**** EXERCISE DATA ****

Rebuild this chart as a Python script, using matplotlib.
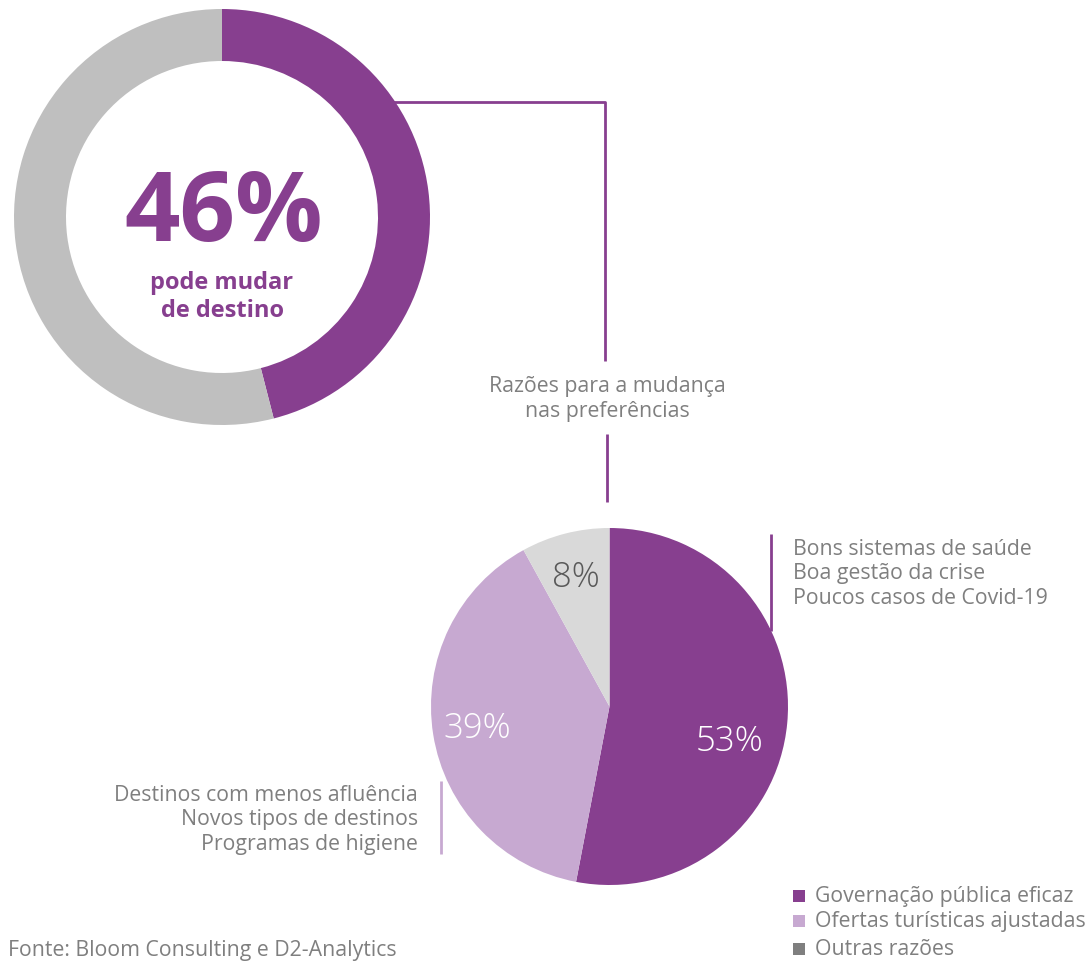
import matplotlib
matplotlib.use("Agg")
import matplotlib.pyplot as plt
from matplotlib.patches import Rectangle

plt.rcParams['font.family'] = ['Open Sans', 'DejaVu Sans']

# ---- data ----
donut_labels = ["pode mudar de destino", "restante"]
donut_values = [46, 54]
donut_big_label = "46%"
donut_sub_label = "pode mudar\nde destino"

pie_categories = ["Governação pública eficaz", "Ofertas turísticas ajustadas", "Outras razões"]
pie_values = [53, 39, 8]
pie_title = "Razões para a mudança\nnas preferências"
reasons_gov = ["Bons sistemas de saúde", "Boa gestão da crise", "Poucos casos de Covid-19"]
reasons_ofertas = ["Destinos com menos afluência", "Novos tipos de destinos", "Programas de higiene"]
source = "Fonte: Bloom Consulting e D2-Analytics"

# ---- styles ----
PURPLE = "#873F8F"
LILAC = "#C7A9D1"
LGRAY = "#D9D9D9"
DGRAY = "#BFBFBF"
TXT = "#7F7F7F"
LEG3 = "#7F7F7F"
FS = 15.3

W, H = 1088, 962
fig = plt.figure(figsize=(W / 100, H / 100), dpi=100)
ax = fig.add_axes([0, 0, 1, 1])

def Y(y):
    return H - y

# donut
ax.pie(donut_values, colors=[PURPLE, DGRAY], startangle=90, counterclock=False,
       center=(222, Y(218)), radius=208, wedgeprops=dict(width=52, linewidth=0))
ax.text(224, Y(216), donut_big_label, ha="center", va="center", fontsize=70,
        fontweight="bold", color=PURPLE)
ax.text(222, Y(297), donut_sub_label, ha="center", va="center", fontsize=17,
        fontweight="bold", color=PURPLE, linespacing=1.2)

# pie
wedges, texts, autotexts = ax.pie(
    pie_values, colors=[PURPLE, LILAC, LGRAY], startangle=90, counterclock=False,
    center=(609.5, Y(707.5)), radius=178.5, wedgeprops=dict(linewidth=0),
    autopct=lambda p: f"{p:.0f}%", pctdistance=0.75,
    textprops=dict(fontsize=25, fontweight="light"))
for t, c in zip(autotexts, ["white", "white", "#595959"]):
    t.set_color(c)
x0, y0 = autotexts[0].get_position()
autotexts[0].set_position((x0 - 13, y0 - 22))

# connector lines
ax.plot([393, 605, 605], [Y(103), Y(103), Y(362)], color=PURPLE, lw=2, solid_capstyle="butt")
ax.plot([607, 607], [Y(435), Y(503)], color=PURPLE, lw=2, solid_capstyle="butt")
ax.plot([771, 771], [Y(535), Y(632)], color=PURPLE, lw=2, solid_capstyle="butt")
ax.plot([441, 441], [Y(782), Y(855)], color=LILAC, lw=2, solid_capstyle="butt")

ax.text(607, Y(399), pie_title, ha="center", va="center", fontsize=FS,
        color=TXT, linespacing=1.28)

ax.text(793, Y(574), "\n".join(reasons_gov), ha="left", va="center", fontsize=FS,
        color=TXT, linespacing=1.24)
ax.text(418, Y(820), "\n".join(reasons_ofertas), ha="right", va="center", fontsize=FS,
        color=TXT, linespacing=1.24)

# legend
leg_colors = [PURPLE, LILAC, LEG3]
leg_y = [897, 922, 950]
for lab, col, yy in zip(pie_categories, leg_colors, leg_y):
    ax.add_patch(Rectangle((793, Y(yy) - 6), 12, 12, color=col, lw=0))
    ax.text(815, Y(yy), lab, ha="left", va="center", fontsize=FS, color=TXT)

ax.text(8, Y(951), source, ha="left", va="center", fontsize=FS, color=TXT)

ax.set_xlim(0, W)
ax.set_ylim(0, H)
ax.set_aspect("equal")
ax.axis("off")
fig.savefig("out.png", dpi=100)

****
**** EXERCISE DATA ****

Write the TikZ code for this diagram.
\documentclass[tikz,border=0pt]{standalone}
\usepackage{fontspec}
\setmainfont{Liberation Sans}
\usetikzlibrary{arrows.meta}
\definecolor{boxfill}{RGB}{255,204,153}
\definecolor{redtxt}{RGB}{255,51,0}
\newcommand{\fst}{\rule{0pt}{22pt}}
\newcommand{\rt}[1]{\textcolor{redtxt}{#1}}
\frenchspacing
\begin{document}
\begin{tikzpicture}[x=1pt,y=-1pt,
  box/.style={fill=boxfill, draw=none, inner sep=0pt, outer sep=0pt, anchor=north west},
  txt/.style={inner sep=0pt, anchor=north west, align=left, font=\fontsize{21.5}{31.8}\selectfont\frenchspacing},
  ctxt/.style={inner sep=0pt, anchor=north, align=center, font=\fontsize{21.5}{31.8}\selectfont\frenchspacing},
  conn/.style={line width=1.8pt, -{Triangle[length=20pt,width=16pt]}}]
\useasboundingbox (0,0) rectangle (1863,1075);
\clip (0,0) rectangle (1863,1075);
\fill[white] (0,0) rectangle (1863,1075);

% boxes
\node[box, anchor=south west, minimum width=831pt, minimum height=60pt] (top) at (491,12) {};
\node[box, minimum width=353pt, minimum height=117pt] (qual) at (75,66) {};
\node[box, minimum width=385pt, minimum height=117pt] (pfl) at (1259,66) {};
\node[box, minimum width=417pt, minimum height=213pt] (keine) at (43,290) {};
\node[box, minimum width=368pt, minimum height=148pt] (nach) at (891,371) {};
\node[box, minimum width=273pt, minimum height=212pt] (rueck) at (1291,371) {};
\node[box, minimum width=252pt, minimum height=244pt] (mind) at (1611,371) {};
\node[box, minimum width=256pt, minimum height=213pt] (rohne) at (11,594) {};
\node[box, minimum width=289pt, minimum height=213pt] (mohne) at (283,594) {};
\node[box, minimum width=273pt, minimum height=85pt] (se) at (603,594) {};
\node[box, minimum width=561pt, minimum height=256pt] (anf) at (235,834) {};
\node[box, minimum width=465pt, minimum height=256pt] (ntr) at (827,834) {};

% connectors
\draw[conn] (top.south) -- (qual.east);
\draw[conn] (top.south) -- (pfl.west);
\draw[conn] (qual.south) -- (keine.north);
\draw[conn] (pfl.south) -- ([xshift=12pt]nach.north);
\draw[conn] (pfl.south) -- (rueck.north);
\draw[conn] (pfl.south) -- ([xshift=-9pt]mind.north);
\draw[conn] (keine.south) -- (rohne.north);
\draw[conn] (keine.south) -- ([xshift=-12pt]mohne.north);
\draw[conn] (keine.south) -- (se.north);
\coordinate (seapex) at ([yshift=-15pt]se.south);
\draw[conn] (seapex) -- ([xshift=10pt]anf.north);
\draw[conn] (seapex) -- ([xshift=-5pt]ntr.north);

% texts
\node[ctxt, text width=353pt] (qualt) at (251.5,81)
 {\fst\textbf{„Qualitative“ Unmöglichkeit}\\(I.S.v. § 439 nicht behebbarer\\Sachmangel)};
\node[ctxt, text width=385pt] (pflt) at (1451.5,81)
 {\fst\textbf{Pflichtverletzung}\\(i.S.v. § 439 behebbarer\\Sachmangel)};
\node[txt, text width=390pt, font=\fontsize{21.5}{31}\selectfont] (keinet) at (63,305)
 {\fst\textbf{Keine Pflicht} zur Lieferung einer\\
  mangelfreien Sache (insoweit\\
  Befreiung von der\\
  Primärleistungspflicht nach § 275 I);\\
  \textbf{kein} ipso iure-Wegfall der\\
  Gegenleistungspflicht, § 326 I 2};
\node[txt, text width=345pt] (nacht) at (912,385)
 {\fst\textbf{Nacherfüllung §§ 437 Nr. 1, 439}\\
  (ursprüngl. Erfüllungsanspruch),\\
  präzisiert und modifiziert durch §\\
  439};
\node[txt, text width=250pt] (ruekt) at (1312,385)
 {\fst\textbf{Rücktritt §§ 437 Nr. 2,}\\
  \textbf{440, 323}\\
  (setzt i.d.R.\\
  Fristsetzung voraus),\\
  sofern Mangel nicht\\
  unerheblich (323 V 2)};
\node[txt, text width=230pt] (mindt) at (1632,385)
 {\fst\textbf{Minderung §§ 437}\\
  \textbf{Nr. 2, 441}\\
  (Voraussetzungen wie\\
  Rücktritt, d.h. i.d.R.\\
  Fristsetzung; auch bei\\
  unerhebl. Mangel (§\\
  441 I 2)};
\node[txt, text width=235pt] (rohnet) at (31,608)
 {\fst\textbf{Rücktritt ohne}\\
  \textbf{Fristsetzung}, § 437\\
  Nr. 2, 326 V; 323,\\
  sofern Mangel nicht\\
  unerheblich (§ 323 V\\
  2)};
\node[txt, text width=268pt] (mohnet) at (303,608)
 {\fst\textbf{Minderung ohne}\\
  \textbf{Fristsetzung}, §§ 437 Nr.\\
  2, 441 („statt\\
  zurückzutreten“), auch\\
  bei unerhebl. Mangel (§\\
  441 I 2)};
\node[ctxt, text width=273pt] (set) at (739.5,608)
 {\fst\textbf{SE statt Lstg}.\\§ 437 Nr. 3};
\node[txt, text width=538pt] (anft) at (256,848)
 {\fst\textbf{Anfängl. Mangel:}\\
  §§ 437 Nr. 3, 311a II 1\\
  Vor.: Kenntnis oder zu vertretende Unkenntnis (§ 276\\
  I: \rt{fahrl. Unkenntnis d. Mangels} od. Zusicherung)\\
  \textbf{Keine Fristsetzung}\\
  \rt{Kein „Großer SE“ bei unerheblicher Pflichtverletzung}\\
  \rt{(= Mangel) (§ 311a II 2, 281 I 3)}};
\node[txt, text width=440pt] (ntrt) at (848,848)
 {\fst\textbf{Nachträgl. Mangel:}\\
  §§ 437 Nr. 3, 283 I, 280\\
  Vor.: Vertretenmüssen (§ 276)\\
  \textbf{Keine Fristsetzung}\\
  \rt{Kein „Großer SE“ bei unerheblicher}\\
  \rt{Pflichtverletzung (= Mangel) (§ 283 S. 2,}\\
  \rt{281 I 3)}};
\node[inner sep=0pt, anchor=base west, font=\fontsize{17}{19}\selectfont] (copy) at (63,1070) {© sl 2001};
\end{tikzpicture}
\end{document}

****

*STATED TASK*.
Your task is to reproduce only the lines from the one with "Rebuild this chart" through the one with "Bloom Consulting e", keeping both ends. Skip every picture.

*EXERCISE SOLUTION*.
Rebuild this chart as a Python script, using matplotlib.
import matplotlib
matplotlib.use("Agg")
import matplotlib.pyplot as plt
from matplotlib.patches import Rectangle

plt.rcParams['font.family'] = ['Open Sans', 'DejaVu Sans']

# ---- data ----
donut_labels = ["pode mudar de destino", "restante"]
donut_values = [46, 54]
donut_big_label = "46%"
donut_sub_label = "pode mudar\nde destino"

pie_categories = ["Governação pública eficaz", "Ofertas turísticas ajustadas", "Outras razões"]
pie_values = [53, 39, 8]
pie_title = "Razões para a mudança\nnas preferências"
reasons_gov = ["Bons sistemas de saúde", "Boa gestão da crise", "Poucos casos de Covid-19"]
reasons_ofertas = ["Destinos com menos afluência", "Novos tipos de destinos", "Programas de higiene"]
source = "Fonte: Bloom Consulting e D2-Analytics"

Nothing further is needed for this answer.